Intrusion from outside and unauthorized use within the organization through the rapidly globalizing Internet is posing a growing threat to our information systems. For this reason alone, security measures will be of critical importance also in the sense of ensuring privacy for the public. Local communities (governments) will therefore emulate central government in its efforts to establish e-government. Moreover, the IDC as the regional information technology base with a watertight package of security measures will play a major role in the expansion of the local administration network.

In terms of the regional networks at the prefectural level, the public IDC provides the contact point between government and the public.
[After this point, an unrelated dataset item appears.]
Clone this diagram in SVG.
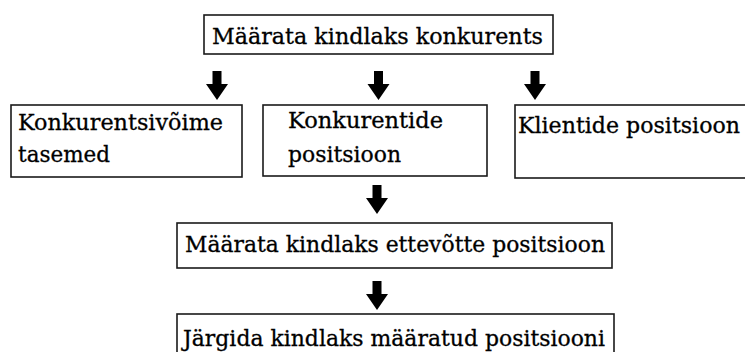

In this, it differs substantially from the Basic Administration Data System whose core elements are closed networks exclusive to government bodies and not open to the public.

The public IDC controls and operates the service applications and public information property provided by government organizations for companies and to the general public through the Internet, and can be accessed by anyone around the clock and throughout the year.

The most effective approach for building and operating the Center would be either PFI or outsourcing. The role of this public IDC must be seen as a part of the general idea of regional information technology. In this context, the public IDCs may be built and operated either by the individual prefectures or by a number of prefectures joining forces as a wide-area grouping to function as regional network bases.

(This article is based on the author's speech at the 2002 PNC Annual Conference & Joint Meetings, held at Osaka City University on September 13, 2002.)